> [What you will do]:
Print the records below exactly, starting at the first line and stopping after the line that contains "plt.rcParams['font.family'] = ['Roboto', 'DejaVu". Leave out any pictures.

[start of Input rows]

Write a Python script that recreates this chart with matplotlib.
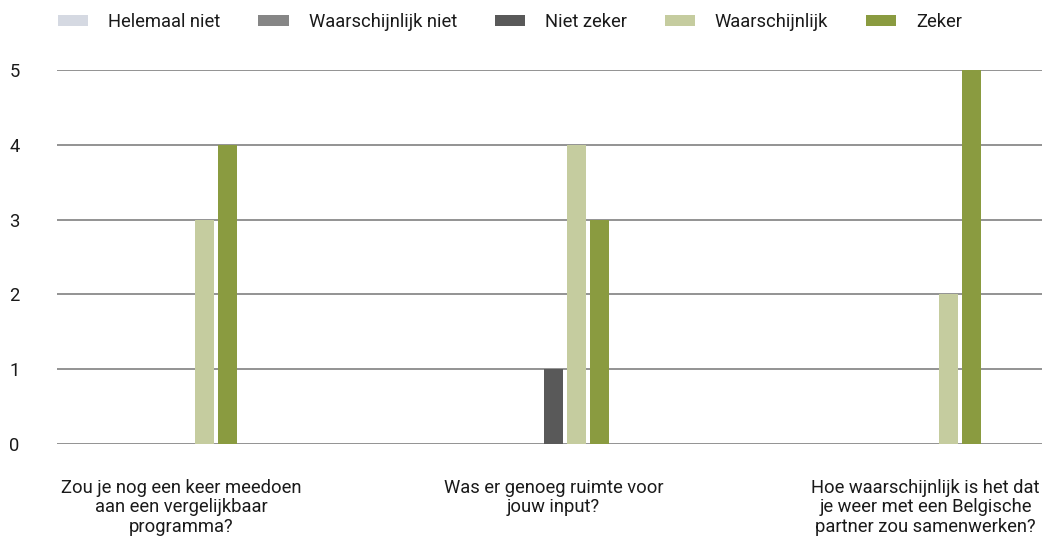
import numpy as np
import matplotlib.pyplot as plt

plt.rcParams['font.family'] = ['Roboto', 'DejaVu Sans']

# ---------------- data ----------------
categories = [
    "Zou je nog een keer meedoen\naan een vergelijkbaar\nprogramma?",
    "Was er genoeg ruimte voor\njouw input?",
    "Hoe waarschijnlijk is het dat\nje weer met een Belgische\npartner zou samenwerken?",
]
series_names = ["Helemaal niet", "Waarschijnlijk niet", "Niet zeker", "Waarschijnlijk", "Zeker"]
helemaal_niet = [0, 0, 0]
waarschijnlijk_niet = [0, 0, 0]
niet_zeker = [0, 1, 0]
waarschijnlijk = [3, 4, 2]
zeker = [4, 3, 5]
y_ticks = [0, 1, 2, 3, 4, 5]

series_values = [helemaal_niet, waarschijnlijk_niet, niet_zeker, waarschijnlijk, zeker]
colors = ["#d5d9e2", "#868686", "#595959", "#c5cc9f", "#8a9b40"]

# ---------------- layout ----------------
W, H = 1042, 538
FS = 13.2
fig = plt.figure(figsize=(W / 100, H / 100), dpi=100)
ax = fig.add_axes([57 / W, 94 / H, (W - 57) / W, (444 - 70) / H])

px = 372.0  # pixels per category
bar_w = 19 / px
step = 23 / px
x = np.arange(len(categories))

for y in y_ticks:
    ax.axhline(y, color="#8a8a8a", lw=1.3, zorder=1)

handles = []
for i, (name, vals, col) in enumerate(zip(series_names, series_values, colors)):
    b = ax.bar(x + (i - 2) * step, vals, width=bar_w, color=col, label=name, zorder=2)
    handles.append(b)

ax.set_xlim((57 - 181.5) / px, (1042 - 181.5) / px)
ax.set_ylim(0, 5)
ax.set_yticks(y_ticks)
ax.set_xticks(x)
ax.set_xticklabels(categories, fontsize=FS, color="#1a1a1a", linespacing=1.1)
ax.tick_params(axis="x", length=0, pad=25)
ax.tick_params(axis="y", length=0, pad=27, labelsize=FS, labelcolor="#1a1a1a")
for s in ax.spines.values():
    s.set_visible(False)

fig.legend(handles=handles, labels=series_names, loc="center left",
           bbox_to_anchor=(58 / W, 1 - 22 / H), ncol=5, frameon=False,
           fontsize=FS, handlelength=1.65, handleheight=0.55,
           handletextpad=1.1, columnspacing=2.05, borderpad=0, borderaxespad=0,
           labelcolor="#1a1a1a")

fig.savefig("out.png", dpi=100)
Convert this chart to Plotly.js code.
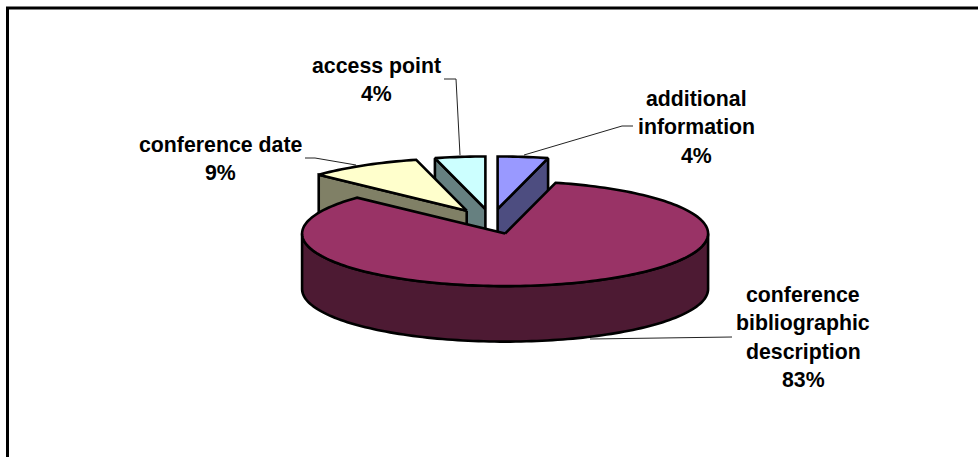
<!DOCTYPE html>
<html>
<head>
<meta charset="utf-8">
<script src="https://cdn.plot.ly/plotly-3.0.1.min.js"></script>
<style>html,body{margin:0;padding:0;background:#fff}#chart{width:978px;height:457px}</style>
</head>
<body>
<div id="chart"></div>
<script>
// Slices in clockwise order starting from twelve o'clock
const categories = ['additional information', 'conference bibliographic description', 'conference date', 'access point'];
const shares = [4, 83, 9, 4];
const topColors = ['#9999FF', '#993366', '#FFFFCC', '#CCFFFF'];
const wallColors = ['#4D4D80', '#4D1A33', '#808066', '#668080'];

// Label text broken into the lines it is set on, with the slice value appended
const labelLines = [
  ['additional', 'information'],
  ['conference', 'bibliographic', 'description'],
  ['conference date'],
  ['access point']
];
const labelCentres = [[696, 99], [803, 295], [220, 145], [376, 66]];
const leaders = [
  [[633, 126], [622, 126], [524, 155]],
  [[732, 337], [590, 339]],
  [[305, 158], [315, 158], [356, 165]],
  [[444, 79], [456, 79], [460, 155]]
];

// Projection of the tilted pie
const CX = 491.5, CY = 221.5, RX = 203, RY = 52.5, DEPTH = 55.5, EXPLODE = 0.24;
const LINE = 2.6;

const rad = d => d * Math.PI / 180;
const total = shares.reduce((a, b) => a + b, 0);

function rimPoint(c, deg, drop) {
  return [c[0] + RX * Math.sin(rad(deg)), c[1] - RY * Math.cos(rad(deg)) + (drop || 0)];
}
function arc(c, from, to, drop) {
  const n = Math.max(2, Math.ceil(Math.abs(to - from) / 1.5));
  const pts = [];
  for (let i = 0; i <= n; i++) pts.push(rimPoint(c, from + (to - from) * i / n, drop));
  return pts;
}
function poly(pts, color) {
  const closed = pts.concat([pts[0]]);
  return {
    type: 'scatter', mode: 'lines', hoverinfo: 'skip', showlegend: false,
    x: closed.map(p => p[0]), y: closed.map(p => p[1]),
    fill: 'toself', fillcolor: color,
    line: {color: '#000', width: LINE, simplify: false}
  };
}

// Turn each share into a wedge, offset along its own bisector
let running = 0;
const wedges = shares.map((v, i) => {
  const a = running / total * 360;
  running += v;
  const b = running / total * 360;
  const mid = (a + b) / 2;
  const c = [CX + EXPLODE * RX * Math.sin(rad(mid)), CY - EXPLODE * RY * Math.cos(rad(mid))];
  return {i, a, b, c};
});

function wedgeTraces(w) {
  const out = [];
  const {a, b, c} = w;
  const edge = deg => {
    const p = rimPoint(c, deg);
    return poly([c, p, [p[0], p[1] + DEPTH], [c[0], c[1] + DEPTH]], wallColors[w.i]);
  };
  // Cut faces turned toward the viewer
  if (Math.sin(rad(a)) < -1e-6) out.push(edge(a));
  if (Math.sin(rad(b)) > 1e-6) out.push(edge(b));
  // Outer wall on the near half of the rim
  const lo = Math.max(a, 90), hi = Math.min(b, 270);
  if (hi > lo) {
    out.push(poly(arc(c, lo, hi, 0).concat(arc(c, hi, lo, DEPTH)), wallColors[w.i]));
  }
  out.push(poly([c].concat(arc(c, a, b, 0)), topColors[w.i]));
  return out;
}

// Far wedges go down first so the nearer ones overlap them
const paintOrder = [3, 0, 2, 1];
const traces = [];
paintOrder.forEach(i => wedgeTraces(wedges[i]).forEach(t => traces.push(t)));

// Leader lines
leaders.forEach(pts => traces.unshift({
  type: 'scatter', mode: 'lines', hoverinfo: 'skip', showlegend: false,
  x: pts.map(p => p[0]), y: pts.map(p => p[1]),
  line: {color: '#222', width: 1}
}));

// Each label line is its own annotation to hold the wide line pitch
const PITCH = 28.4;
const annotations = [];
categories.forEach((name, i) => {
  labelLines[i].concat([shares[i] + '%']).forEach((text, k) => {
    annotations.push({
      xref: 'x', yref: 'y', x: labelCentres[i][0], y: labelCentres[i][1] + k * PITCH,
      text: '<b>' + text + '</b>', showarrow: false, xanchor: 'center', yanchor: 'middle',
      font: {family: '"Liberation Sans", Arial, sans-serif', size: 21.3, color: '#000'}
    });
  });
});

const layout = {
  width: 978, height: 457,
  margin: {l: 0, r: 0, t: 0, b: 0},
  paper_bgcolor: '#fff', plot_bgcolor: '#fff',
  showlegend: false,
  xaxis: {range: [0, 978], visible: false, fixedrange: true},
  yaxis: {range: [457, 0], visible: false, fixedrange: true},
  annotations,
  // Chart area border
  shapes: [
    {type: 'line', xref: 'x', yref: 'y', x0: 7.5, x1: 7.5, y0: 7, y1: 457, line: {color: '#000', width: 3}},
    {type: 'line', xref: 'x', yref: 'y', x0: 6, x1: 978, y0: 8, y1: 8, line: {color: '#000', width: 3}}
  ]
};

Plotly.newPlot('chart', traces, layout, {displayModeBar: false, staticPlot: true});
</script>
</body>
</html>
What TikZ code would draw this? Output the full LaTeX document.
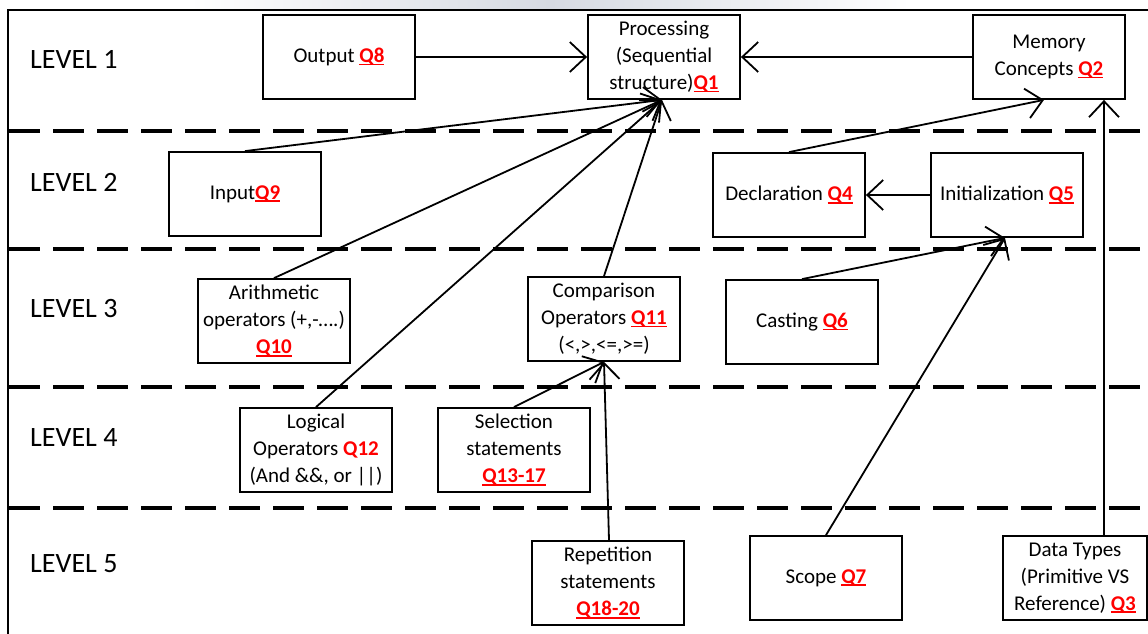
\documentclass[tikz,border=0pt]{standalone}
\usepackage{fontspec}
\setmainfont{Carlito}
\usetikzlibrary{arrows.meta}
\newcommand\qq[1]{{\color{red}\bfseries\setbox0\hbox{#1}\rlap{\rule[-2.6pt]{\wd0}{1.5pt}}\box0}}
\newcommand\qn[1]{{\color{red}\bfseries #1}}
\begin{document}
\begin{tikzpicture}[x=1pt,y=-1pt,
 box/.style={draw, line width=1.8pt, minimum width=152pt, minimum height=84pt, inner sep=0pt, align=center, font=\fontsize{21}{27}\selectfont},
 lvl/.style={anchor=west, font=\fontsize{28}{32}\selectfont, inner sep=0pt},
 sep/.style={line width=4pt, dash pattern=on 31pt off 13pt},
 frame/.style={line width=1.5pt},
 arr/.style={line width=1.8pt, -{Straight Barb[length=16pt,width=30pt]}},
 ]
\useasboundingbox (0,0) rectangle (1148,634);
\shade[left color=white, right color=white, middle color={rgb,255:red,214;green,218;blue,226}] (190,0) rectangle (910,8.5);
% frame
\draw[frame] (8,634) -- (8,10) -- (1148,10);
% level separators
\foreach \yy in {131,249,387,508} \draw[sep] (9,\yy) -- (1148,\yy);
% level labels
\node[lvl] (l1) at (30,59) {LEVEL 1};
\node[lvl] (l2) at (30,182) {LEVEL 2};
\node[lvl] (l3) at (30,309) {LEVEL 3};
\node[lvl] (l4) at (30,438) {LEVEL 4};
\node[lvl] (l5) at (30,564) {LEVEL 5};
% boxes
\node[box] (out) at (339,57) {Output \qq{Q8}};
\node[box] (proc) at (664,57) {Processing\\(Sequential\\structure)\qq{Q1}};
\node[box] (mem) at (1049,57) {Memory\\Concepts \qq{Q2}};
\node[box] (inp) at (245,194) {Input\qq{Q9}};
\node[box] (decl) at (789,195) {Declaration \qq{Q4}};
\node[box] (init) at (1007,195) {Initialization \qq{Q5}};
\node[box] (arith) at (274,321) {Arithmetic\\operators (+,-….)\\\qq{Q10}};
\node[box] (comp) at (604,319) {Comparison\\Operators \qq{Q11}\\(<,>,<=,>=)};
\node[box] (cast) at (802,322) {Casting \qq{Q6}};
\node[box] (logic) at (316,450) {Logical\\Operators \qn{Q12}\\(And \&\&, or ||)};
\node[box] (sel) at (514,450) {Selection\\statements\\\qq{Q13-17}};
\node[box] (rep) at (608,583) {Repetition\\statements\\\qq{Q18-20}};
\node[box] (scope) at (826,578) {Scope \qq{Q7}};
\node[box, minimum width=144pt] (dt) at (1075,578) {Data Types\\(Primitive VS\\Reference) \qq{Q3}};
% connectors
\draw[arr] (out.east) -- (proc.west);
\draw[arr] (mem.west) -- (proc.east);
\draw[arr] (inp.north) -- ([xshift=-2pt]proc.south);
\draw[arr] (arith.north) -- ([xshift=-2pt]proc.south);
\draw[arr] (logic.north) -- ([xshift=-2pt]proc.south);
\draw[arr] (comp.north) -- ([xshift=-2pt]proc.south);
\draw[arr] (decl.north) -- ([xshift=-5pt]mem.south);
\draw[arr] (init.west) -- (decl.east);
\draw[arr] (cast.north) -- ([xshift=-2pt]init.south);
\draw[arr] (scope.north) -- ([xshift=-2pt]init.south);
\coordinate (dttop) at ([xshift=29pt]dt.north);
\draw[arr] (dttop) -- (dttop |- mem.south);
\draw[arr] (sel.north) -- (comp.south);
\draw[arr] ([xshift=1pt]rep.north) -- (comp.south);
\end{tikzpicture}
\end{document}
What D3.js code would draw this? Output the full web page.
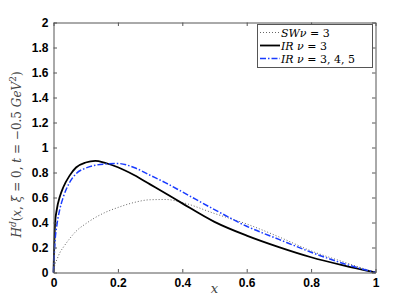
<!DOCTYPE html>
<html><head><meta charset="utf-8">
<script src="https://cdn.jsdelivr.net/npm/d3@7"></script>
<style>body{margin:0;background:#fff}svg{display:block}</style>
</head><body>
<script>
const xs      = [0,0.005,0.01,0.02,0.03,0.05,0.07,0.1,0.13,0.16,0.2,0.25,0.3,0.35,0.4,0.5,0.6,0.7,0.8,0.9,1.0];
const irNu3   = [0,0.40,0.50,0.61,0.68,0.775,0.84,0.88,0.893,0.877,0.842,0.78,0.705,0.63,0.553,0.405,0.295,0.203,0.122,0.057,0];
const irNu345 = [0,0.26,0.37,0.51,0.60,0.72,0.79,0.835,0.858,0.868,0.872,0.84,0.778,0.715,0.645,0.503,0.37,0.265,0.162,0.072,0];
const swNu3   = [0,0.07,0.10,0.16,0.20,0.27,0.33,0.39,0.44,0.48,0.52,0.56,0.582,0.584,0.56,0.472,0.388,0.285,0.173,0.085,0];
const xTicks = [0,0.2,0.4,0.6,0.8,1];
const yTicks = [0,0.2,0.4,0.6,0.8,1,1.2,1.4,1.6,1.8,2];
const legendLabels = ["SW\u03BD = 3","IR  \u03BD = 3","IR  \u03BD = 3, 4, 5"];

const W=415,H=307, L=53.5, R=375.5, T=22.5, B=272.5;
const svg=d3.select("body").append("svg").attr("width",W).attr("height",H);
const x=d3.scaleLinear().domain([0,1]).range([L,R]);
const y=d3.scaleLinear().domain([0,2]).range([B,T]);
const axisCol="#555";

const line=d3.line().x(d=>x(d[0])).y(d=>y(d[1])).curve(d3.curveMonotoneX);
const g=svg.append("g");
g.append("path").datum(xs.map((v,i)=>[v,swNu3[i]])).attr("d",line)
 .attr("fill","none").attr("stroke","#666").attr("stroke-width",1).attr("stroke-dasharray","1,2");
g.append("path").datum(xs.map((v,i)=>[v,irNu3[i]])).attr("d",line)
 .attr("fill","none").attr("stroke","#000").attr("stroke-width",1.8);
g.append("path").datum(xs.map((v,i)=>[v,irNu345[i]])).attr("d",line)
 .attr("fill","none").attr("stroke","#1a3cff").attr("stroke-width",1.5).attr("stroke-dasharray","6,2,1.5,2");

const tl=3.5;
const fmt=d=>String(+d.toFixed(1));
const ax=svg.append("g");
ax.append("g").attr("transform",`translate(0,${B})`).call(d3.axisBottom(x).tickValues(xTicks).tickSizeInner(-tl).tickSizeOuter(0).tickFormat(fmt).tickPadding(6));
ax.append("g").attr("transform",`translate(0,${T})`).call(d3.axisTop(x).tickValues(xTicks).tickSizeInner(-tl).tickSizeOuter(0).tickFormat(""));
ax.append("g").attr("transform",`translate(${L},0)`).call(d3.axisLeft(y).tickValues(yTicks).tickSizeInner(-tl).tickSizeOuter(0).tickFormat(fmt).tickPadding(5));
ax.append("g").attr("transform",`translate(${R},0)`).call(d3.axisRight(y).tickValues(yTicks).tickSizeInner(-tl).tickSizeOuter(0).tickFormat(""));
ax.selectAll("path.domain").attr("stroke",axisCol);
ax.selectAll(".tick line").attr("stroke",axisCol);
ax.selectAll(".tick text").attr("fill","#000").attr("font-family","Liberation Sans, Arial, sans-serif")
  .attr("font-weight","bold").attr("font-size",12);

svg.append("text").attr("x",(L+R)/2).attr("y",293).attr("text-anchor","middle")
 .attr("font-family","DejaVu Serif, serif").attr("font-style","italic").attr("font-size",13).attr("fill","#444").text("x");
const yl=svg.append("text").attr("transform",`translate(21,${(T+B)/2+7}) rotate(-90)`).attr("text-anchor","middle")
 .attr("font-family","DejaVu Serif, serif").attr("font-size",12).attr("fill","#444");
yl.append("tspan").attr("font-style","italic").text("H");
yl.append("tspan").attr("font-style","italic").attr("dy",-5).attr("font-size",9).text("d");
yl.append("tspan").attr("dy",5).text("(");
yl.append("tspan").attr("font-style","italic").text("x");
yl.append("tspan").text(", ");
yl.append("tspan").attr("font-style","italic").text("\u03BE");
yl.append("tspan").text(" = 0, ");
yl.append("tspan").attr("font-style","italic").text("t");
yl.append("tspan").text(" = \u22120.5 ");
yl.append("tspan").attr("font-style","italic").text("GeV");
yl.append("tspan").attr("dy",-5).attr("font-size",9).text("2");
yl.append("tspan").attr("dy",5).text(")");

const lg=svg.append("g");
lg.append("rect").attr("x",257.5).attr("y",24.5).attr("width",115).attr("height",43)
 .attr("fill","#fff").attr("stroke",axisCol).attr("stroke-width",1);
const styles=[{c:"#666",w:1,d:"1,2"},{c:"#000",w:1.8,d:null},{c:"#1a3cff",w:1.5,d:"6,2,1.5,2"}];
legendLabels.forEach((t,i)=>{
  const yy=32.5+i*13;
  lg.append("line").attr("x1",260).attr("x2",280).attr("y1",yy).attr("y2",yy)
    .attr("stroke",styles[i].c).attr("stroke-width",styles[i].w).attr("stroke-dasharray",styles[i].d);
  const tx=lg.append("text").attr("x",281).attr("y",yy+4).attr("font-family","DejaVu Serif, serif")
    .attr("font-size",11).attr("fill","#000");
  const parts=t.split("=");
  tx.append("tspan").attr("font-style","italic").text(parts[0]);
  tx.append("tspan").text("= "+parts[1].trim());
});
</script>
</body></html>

[end of Input rows]

> [The result]:
Write a Python script that recreates this chart with matplotlib.
import numpy as np
import matplotlib.pyplot as plt

plt.rcParams['font.family'] = ['Roboto', 'DejaVu Sans']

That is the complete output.